### INFORMATION GIVEN ###

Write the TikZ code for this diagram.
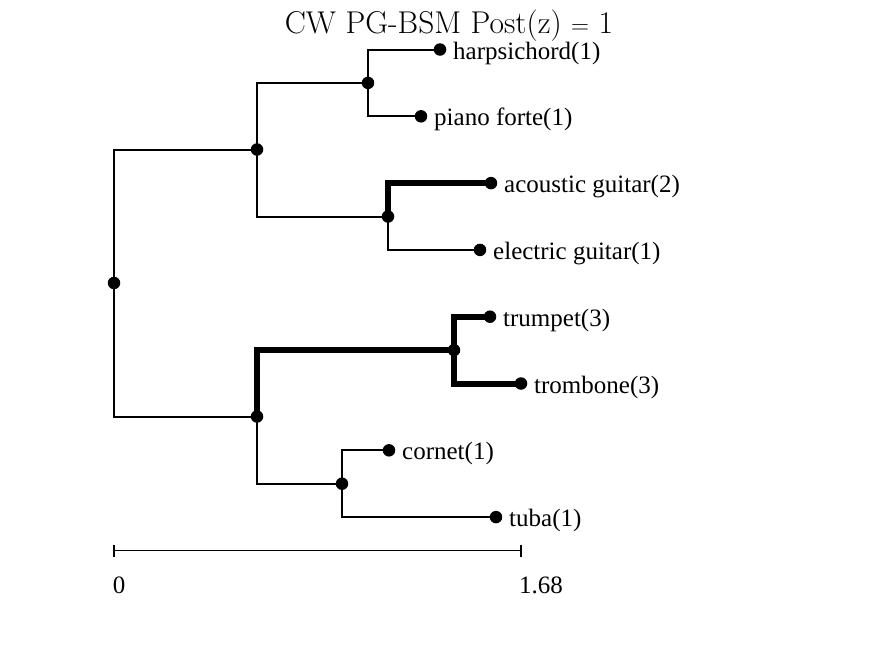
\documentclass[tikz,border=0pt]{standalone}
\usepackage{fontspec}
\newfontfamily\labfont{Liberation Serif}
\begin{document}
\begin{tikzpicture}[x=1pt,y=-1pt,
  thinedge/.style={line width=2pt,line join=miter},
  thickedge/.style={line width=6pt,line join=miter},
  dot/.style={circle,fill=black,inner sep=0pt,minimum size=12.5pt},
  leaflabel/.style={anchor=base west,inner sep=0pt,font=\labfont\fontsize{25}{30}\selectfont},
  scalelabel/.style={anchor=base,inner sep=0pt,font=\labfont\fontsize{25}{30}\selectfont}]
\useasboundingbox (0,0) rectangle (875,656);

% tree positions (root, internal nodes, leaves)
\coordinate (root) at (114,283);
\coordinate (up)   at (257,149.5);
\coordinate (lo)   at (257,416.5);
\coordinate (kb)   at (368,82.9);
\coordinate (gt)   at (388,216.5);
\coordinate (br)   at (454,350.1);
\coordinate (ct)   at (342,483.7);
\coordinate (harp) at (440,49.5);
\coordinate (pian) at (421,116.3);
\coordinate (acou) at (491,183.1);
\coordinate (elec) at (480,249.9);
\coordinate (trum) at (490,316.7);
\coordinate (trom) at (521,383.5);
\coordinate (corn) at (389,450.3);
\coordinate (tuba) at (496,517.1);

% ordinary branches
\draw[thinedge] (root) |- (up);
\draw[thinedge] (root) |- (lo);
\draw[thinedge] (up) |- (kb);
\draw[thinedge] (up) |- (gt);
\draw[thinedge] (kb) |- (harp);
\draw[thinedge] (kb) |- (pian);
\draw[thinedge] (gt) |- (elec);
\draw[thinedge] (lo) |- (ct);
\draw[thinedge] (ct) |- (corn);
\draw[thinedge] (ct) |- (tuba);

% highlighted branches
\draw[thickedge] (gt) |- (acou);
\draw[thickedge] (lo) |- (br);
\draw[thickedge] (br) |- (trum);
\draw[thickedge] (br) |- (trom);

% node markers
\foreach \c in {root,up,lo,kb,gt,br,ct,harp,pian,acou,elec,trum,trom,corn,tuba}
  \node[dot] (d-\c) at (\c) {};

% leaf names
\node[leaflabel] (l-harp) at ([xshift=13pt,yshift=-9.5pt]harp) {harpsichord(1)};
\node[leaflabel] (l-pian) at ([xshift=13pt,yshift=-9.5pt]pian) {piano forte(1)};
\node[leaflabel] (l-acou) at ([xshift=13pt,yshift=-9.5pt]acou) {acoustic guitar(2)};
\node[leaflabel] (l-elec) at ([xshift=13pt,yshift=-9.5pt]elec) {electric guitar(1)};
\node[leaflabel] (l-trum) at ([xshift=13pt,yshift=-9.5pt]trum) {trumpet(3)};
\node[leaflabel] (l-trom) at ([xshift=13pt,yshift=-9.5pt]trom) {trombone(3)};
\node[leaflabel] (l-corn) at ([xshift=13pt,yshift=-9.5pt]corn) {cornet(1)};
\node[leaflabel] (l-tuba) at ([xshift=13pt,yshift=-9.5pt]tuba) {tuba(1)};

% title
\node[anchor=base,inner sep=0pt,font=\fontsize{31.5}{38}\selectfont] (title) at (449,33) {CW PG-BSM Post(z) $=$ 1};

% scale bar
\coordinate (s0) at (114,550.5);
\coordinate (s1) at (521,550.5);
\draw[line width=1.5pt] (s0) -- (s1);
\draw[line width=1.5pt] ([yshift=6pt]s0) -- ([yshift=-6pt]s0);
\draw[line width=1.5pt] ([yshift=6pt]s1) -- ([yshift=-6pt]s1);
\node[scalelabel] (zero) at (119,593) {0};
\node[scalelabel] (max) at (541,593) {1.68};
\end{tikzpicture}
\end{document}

###
### INFORMATION GIVEN ###

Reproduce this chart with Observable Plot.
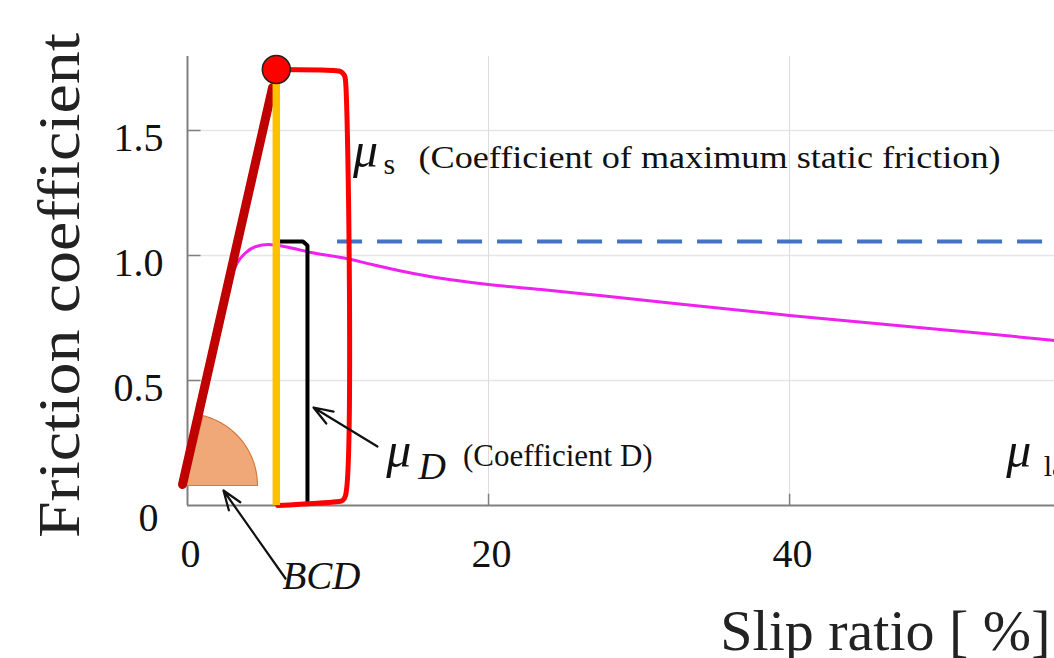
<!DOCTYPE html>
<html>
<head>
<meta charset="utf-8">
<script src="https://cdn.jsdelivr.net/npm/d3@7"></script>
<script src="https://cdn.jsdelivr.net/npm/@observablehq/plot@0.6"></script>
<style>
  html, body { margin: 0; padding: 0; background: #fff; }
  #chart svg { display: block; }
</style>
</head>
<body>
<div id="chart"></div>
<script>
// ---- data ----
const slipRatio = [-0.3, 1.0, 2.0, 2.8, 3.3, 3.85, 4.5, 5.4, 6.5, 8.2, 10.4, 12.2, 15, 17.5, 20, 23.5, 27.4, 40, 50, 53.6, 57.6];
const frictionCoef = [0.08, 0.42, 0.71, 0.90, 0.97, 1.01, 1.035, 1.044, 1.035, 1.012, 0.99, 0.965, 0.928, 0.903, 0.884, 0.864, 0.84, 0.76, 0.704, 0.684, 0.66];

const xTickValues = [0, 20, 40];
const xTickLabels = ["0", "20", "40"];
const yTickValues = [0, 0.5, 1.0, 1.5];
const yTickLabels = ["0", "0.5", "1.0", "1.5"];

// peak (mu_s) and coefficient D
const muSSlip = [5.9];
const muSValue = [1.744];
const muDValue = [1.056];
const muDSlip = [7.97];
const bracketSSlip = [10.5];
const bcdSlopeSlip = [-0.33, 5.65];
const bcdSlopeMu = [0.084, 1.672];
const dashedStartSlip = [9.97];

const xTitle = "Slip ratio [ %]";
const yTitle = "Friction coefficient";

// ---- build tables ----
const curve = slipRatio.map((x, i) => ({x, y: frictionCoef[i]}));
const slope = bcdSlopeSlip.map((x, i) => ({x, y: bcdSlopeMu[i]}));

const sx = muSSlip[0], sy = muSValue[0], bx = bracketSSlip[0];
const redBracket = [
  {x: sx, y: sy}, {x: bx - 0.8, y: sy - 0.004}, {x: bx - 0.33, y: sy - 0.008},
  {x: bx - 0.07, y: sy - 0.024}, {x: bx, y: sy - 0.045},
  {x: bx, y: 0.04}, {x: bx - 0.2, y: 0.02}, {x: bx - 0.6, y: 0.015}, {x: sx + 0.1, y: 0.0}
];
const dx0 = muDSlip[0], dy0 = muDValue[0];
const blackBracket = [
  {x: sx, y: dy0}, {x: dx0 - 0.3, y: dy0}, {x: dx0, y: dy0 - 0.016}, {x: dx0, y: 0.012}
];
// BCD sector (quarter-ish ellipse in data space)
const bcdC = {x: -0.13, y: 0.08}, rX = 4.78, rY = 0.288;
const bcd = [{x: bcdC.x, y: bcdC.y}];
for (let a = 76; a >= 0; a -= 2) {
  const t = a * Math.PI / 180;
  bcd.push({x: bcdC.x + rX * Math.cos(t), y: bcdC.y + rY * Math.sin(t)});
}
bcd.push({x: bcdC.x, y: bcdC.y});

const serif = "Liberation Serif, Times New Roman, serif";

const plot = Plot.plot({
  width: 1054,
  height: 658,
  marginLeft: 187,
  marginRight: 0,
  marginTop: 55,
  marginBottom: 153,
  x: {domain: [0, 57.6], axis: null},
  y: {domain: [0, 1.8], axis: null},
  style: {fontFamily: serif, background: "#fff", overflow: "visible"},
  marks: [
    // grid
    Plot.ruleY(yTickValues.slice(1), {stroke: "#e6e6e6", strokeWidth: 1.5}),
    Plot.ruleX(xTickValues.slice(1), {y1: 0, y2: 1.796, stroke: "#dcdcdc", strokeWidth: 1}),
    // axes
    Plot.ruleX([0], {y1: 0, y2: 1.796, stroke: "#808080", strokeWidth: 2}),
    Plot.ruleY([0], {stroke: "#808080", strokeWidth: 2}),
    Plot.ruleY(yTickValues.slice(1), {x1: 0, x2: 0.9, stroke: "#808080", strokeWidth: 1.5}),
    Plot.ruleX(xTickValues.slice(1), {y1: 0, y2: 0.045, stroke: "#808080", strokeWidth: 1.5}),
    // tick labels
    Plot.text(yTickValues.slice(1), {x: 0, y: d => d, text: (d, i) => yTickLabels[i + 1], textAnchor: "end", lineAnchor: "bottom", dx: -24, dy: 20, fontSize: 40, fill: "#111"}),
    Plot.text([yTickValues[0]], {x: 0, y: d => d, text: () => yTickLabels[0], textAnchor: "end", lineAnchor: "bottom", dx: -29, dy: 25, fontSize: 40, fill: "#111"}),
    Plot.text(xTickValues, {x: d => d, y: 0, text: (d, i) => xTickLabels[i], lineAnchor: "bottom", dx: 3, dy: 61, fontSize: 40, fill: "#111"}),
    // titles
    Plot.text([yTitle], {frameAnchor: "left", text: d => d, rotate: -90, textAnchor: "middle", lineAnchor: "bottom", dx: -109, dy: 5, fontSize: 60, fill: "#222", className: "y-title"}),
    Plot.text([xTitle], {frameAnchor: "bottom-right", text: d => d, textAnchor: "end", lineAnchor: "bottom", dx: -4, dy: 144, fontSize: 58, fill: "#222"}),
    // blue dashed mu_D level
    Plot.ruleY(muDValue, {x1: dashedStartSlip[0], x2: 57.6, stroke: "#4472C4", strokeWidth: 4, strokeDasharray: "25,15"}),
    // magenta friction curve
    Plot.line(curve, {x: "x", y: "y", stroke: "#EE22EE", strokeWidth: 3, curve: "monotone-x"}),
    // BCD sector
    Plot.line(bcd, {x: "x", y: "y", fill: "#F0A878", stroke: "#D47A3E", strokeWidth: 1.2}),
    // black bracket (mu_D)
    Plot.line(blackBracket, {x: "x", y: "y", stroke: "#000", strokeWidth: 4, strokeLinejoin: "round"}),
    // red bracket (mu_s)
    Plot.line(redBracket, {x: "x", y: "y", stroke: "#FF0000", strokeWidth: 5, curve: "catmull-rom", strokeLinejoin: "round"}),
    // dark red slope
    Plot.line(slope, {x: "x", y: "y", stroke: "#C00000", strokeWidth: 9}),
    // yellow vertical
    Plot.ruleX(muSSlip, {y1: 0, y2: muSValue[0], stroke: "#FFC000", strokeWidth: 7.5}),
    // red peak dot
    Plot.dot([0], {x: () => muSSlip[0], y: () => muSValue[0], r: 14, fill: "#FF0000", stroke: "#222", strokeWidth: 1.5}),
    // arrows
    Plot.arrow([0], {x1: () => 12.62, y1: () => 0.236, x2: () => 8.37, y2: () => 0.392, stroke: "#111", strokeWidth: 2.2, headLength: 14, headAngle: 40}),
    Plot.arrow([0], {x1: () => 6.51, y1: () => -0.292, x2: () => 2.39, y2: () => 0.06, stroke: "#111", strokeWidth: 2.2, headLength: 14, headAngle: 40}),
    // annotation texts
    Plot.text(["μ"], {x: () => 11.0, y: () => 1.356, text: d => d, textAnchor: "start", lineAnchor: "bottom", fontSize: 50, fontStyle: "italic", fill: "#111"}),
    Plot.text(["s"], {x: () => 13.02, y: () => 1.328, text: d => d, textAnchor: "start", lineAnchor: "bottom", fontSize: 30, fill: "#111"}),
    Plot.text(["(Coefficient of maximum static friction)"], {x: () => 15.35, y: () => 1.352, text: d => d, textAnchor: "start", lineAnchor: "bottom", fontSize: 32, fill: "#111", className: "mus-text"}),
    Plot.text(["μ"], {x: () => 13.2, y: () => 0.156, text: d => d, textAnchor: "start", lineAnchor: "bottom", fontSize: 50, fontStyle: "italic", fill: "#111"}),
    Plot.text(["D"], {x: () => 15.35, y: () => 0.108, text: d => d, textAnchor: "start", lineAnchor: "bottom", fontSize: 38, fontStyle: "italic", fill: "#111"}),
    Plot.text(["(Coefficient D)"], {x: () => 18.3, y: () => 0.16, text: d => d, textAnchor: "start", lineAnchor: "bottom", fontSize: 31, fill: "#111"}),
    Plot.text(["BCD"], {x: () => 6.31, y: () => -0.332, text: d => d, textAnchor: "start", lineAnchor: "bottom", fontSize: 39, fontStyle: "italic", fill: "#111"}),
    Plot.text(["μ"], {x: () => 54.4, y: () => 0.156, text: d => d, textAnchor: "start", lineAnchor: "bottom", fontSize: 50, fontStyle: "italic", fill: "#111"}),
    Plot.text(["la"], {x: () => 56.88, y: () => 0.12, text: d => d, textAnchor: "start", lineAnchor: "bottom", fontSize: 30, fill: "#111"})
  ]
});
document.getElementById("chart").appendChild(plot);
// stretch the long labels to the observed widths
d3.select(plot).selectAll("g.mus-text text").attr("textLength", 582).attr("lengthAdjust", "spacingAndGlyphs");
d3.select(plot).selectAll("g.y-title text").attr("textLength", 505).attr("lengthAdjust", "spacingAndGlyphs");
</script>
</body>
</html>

###
### INFORMATION GIVEN ###

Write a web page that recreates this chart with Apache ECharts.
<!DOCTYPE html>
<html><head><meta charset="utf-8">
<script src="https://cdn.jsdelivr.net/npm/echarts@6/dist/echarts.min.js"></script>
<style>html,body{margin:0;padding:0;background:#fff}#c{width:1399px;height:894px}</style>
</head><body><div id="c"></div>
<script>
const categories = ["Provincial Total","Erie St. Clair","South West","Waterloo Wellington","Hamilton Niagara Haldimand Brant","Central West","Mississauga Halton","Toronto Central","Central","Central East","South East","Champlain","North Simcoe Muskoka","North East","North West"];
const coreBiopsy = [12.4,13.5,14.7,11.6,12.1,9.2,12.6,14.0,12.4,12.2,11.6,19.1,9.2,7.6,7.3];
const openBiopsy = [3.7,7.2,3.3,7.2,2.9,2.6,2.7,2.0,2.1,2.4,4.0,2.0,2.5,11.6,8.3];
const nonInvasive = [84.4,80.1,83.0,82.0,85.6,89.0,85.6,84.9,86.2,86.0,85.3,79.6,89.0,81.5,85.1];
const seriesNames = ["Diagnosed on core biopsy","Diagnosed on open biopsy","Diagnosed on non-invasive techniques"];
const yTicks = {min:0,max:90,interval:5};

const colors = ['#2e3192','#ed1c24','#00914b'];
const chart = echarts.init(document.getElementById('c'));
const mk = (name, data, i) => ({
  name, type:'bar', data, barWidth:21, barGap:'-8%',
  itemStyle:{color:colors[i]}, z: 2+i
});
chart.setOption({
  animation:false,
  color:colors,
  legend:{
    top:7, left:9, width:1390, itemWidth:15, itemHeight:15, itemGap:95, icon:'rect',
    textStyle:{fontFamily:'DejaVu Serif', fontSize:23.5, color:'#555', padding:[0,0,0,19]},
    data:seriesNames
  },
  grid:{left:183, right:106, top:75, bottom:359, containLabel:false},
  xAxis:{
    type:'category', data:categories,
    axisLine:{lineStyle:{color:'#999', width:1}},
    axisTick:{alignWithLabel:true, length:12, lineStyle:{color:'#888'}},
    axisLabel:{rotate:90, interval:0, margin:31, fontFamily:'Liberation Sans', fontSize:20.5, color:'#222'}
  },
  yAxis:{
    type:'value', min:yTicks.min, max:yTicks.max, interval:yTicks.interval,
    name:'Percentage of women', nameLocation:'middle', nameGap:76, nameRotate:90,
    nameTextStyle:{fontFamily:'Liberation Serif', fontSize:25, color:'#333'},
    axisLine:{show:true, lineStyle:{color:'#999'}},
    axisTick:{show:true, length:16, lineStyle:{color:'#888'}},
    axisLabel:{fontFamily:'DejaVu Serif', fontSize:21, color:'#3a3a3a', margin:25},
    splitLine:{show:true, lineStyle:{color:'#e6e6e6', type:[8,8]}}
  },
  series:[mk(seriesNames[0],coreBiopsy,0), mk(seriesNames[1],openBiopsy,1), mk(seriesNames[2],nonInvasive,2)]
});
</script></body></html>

###

_EXERCISE AIM_: The first line to copy holds "Write the TikZ code for this diagram.", and the last holds "(0,0) rectangle (875,656);". Copy them and the lines between exactly, leaving out pictures.

_WORKED SOLUTION_:
Write the TikZ code for this diagram.
\documentclass[tikz,border=0pt]{standalone}
\usepackage{fontspec}
\newfontfamily\labfont{Liberation Serif}
\begin{document}
\begin{tikzpicture}[x=1pt,y=-1pt,
  thinedge/.style={line width=2pt,line join=miter},
  thickedge/.style={line width=6pt,line join=miter},
  dot/.style={circle,fill=black,inner sep=0pt,minimum size=12.5pt},
  leaflabel/.style={anchor=base west,inner sep=0pt,font=\labfont\fontsize{25}{30}\selectfont},
  scalelabel/.style={anchor=base,inner sep=0pt,font=\labfont\fontsize{25}{30}\selectfont}]
\useasboundingbox (0,0) rectangle (875,656);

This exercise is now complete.